Given exercise ->
Transcribe every entry word for word, leaving out all images.

Task input ->
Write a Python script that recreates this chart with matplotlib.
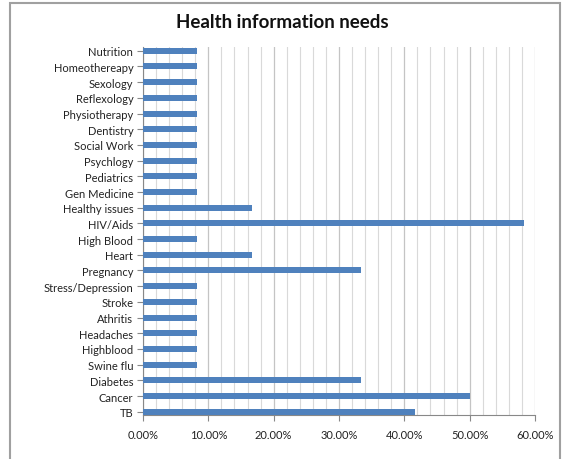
import matplotlib.pyplot as plt
from matplotlib.ticker import MultipleLocator, FuncFormatter
from matplotlib.patches import Rectangle

# categories listed top to bottom as in the chart
categories = ["Nutrition", "Homeothereapy", "Sexology", "Reflexology", "Physiotherapy",
              "Dentistry", "Social Work", "Psychlogy", "Pediatrics", "Gen Medicine",
              "Healthy issues", "HIV/Aids", "High Blood", "Heart", "Pregnancy",
              "Stress/Depression", "Stroke", "Athritis", "Headaches", "Highblood",
              "Swine flu", "Diabetes", "Cancer", "TB"]
values = [0.0833, 0.0833, 0.0833, 0.0833, 0.0833,
          0.0833, 0.0833, 0.0833, 0.0833, 0.0833,
          0.1667, 0.5833, 0.0833, 0.1667, 0.3333,
          0.0833, 0.0833, 0.0833, 0.0833, 0.0833,
          0.0833, 0.3333, 0.5000, 0.4167]

plt.rcParams['font.family'] = ['Lato', 'DejaVu Sans']

fig = plt.figure(figsize=(5.64, 4.6), dpi=100)
ax = fig.add_axes([143/564, 1 - 416/460, (535 - 143)/564, (416 - 48)/460])

bar_h = 0.38
pos = list(range(len(categories)))
ax.barh(pos, values, height=bar_h, color="#4F81BD", zorder=3)

ax.set_ylim(len(categories) - 1 + bar_h/2 + 0.02, -bar_h/2 - 0.05)
ax.set_yticks(pos)
ax.set_yticklabels(categories, fontsize=8, color="#222222")

ax.set_xlim(0, 0.6)
ax.xaxis.set_major_locator(MultipleLocator(0.1))
ax.xaxis.set_minor_locator(MultipleLocator(0.02))
ax.xaxis.set_major_formatter(FuncFormatter(lambda v, p: "%.2f%%" % (v * 100)))
ax.tick_params(axis='x', which='major', labelsize=8, labelcolor="#222222", color="#888888",
               length=4, pad=6)
ax.tick_params(axis='x', which='minor', length=0)
ax.tick_params(axis='y', color="#888888", length=4, pad=3)

ax.grid(axis='x', which='minor', color="#D9D9D9", linewidth=0.8, zorder=0)
ax.grid(axis='x', which='major', color="#C4C4C4", linewidth=0.9, zorder=0)

for side in ['top', 'right']:
    ax.spines[side].set_visible(False)
for side in ['left', 'bottom']:
    ax.spines[side].set_color("#888888")

fig.text(0.5, 1 - 22/460, "Health information needs", ha='center', va='center',
         fontsize=13.5, fontweight='bold', color="#111111")

# outer chart border
fig.patches.append(Rectangle((10/564, -0.05), (560 - 10)/564, 1 - 4/460 + 0.05,
                             transform=fig.transFigure, fill=False,
                             edgecolor="#A0A0A0", linewidth=1.5))

fig.savefig("out.png", dpi=100)
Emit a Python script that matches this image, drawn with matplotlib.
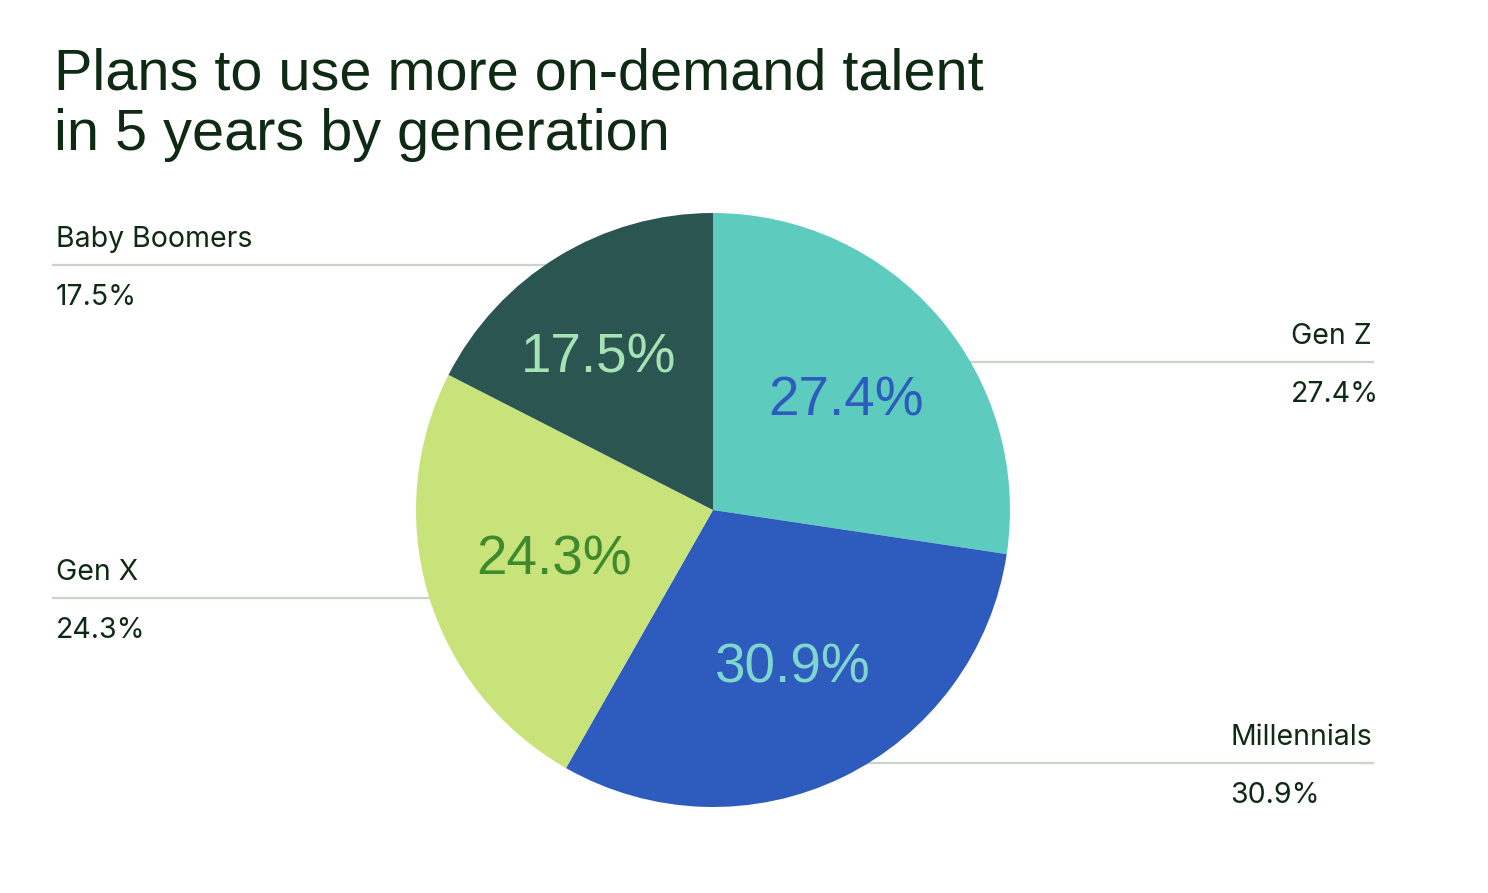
import numpy as np
import matplotlib
matplotlib.use("Agg")
import matplotlib.pyplot as plt
from matplotlib.lines import Line2D
from matplotlib.transforms import ScaledTranslation

categories = ["Gen Z", "Millennials", "Gen X", "Baby Boomers"]
values = [27.4, 30.9, 24.3, 17.5]
slice_colors = ["#5ECBBF", "#2D5BBE", "#C8E37A", "#2A5550"]
inner_text_colors = ["#2D5BBE", "#7FD6CD", "#3E8A2C", "#A6E3B4"]
title_lines = ["Plans to use more on-demand talent", "in 5 years by generation"]

TEXT = "#0F2A12"
LINE = "#C9D5C8"
LABEL_FONT = ["Inter", "DejaVu Sans"]
DISPLAY_FONT = ["Liberation Sans", "DejaVu Sans"]

W, H = 1488, 893
fig = plt.figure(figsize=(W / 100, H / 100), dpi=100)
fig.patch.set_facecolor("white")
renderer = fig.canvas.get_renderer()

def fx(px):
    return px / W

def fy(py):
    return 1 - py / H

# background axes in pixel coordinates (y down) for leader lines and text
bg = fig.add_axes([0, 0, 1, 1])
bg.set_xlim(0, W)
bg.set_ylim(H, 0)
bg.axis("off")

# pie axes
cx, cy, r = 713, 510, 297
pax = fig.add_axes([fx(cx - r), fy(cy + r), 2 * r / W, 2 * r / H])
pax.set_facecolor("none")
wedges, texts, autotexts = pax.pie(
    values, colors=slice_colors, startangle=90, counterclock=False,
    autopct=lambda p: "", pctdistance=0.6, radius=1.0,
    wedgeprops=dict(linewidth=0))
pax.set_xlim(-1, 1)
pax.set_ylim(-1, 1)
pax.set_aspect("equal")

# label placement per slice (fraction of radius, angle offset in degrees)
pct_dist = [0.59, 0.58, 0.555, 0.655]
ang_off = [0.0, 1.5, -1.0, 4.5]
PCT_SIZE = 39.5
shift = ScaledTranslation(0, -PCT_SIZE * 0.716 / 2 / 72, fig.dpi_scale_trans)
for at, w, v, c, d, a in zip(autotexts, wedges, values, inner_text_colors, pct_dist, ang_off):
    mid = np.deg2rad((w.theta1 + w.theta2) / 2 + a)
    at.set_position((d * np.cos(mid), d * np.sin(mid)))
    at.set_text(f"{v:.1f}%")
    at.set_color(c)
    at.set_fontsize(PCT_SIZE)
    at.set_family(DISPLAY_FONT)
    at.set_va("baseline")
    at.set_ha("center")
    at.set_transform(pax.transData + shift)

# outside labels: (anchor x, line y, line x0, line x1, side)
ext = {
    "Baby Boomers": (56, 265, 53, 713, "left"),
    "Gen X": (56, 598, 53, 713, "left"),
    "Gen Z": (1372, 362, 713, 1373, "right"),
    "Millennials": (1372, 763, 713, 1373, "right"),
}
LBL_SIZE = 20.5
for cat, v in zip(categories, values):
    tx, ly, x0, x1, side = ext[cat]
    bg.add_line(Line2D([x0, x1], [ly, ly], color=LINE, lw=1.6, zorder=1))
    t = bg.text(tx, ly - 18, cat, ha=side, va="baseline", fontsize=LBL_SIZE,
                color=TEXT, family=LABEL_FONT)
    vx = tx
    if side == "right":
        bb = t.get_window_extent(renderer)
        vx = bb.x0  # value left-aligned with the label's left edge
    bg.text(vx, ly + 40, f"{v:.1f}%", ha="left", va="baseline", fontsize=LBL_SIZE,
            color=TEXT, family=LABEL_FONT)

bg.text(54, 90, title_lines[0], ha="left", va="baseline",
        fontsize=41.5, color=TEXT, family=DISPLAY_FONT)
bg.text(54, 150, title_lines[1], ha="left", va="baseline",
        fontsize=41.5, color=TEXT, family=DISPLAY_FONT)

fig.savefig("out.png", dpi=100, facecolor="white")
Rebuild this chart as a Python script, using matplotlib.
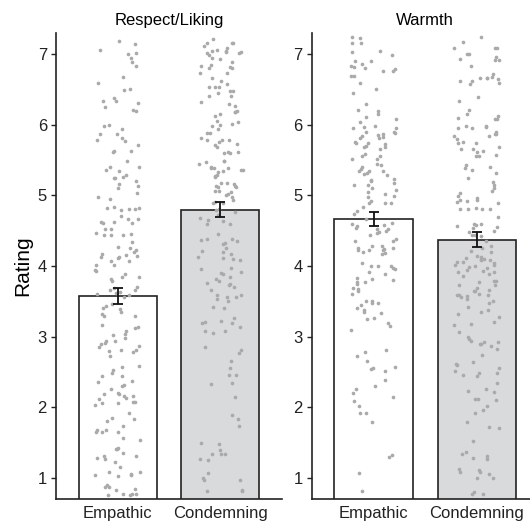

Correct answer ->
Write a Python script that recreates this chart with matplotlib.
import matplotlib.pyplot as plt
from matplotlib.ticker import MultipleLocator, FuncFormatter
from matplotlib.patches import Rectangle

# categories listed top to bottom as in the chart
categories = ["Nutrition", "Homeothereapy", "Sexology", "Reflexology", "Physiotherapy",
              "Dentistry", "Social Work", "Psychlogy", "Pediatrics", "Gen Medicine",
              "Healthy issues", "HIV/Aids", "High Blood", "Heart", "Pregnancy",
              "Stress/Depression", "Stroke", "Athritis", "Headaches", "Highblood",
              "Swine flu", "Diabetes", "Cancer", "TB"]
values = [0.0833, 0.0833, 0.0833, 0.0833, 0.0833,
          0.0833, 0.0833, 0.0833, 0.0833, 0.0833,
          0.1667, 0.5833, 0.0833, 0.1667, 0.3333,
          0.0833, 0.0833, 0.0833, 0.0833, 0.0833,
          0.0833, 0.3333, 0.5000, 0.4167]

plt.rcParams['font.family'] = ['Lato', 'DejaVu Sans']

fig = plt.figure(figsize=(5.64, 4.6), dpi=100)
ax = fig.add_axes([143/564, 1 - 416/460, (535 - 143)/564, (416 - 48)/460])

bar_h = 0.38
pos = list(range(len(categories)))
ax.barh(pos, values, height=bar_h, color="#4F81BD", zorder=3)

ax.set_ylim(len(categories) - 1 + bar_h/2 + 0.02, -bar_h/2 - 0.05)
ax.set_yticks(pos)
ax.set_yticklabels(categories, fontsize=8, color="#222222")

ax.set_xlim(0, 0.6)
ax.xaxis.set_major_locator(MultipleLocator(0.1))
ax.xaxis.set_minor_locator(MultipleLocator(0.02))
ax.xaxis.set_major_formatter(FuncFormatter(lambda v, p: "%.2f%%" % (v * 100)))
ax.tick_params(axis='x', which='major', labelsize=8, labelcolor="#222222", color="#888888",
               length=4, pad=6)
ax.tick_params(axis='x', which='minor', length=0)
ax.tick_params(axis='y', color="#888888", length=4, pad=3)

ax.grid(axis='x', which='minor', color="#D9D9D9", linewidth=0.8, zorder=0)
ax.grid(axis='x', which='major', color="#C4C4C4", linewidth=0.9, zorder=0)

for side in ['top', 'right']:
    ax.spines[side].set_visible(False)
for side in ['left', 'bottom']:
    ax.spines[side].set_color("#888888")

fig.text(0.5, 1 - 22/460, "Health information needs", ha='center', va='center',
         fontsize=13.5, fontweight='bold', color="#111111")

# outer chart border
fig.patches.append(Rectangle((10/564, -0.05), (560 - 10)/564, 1 - 4/460 + 0.05,
                             transform=fig.transFigure, fill=False,
                             edgecolor="#A0A0A0", linewidth=1.5))

fig.savefig("out.png", dpi=100)
Emit a Python script that matches this image, drawn with matplotlib.
import numpy as np
import matplotlib
matplotlib.use("Agg")
import matplotlib.pyplot as plt
from matplotlib.lines import Line2D
from matplotlib.transforms import ScaledTranslation

categories = ["Gen Z", "Millennials", "Gen X", "Baby Boomers"]
values = [27.4, 30.9, 24.3, 17.5]
slice_colors = ["#5ECBBF", "#2D5BBE", "#C8E37A", "#2A5550"]
inner_text_colors = ["#2D5BBE", "#7FD6CD", "#3E8A2C", "#A6E3B4"]
title_lines = ["Plans to use more on-demand talent", "in 5 years by generation"]

TEXT = "#0F2A12"
LINE = "#C9D5C8"
LABEL_FONT = ["Inter", "DejaVu Sans"]
DISPLAY_FONT = ["Liberation Sans", "DejaVu Sans"]

W, H = 1488, 893
fig = plt.figure(figsize=(W / 100, H / 100), dpi=100)
fig.patch.set_facecolor("white")
renderer = fig.canvas.get_renderer()

def fx(px):
    return px / W

def fy(py):
    return 1 - py / H

# background axes in pixel coordinates (y down) for leader lines and text
bg = fig.add_axes([0, 0, 1, 1])
bg.set_xlim(0, W)
bg.set_ylim(H, 0)
bg.axis("off")

# pie axes
cx, cy, r = 713, 510, 297
pax = fig.add_axes([fx(cx - r), fy(cy + r), 2 * r / W, 2 * r / H])
pax.set_facecolor("none")
wedges, texts, autotexts = pax.pie(
    values, colors=slice_colors, startangle=90, counterclock=False,
    autopct=lambda p: "", pctdistance=0.6, radius=1.0,
    wedgeprops=dict(linewidth=0))
pax.set_xlim(-1, 1)
pax.set_ylim(-1, 1)
pax.set_aspect("equal")

# label placement per slice (fraction of radius, angle offset in degrees)
pct_dist = [0.59, 0.58, 0.555, 0.655]
ang_off = [0.0, 1.5, -1.0, 4.5]
PCT_SIZE = 39.5
shift = ScaledTranslation(0, -PCT_SIZE * 0.716 / 2 / 72, fig.dpi_scale_trans)
for at, w, v, c, d, a in zip(autotexts, wedges, values, inner_text_colors, pct_dist, ang_off):
    mid = np.deg2rad((w.theta1 + w.theta2) / 2 + a)
    at.set_position((d * np.cos(mid), d * np.sin(mid)))
    at.set_text(f"{v:.1f}%")
    at.set_color(c)
    at.set_fontsize(PCT_SIZE)
    at.set_family(DISPLAY_FONT)
    at.set_va("baseline")
    at.set_ha("center")
    at.set_transform(pax.transData + shift)

# outside labels: (anchor x, line y, line x0, line x1, side)
ext = {
    "Baby Boomers": (56, 265, 53, 713, "left"),
    "Gen X": (56, 598, 53, 713, "left"),
    "Gen Z": (1372, 362, 713, 1373, "right"),
    "Millennials": (1372, 763, 713, 1373, "right"),
}
LBL_SIZE = 20.5
for cat, v in zip(categories, values):
    tx, ly, x0, x1, side = ext[cat]
    bg.add_line(Line2D([x0, x1], [ly, ly], color=LINE, lw=1.6, zorder=1))
    t = bg.text(tx, ly - 18, cat, ha=side, va="baseline", fontsize=LBL_SIZE,
                color=TEXT, family=LABEL_FONT)
    vx = tx
    if side == "right":
        bb = t.get_window_extent(renderer)
        vx = bb.x0  # value left-aligned with the label's left edge
    bg.text(vx, ly + 40, f"{v:.1f}%", ha="left", va="baseline", fontsize=LBL_SIZE,
            color=TEXT, family=LABEL_FONT)

bg.text(54, 90, title_lines[0], ha="left", va="baseline",
        fontsize=41.5, color=TEXT, family=DISPLAY_FONT)
bg.text(54, 150, title_lines[1], ha="left", va="baseline",
        fontsize=41.5, color=TEXT, family=DISPLAY_FONT)

fig.savefig("out.png", dpi=100, facecolor="white")
Rebuild this chart as a Python script, using matplotlib.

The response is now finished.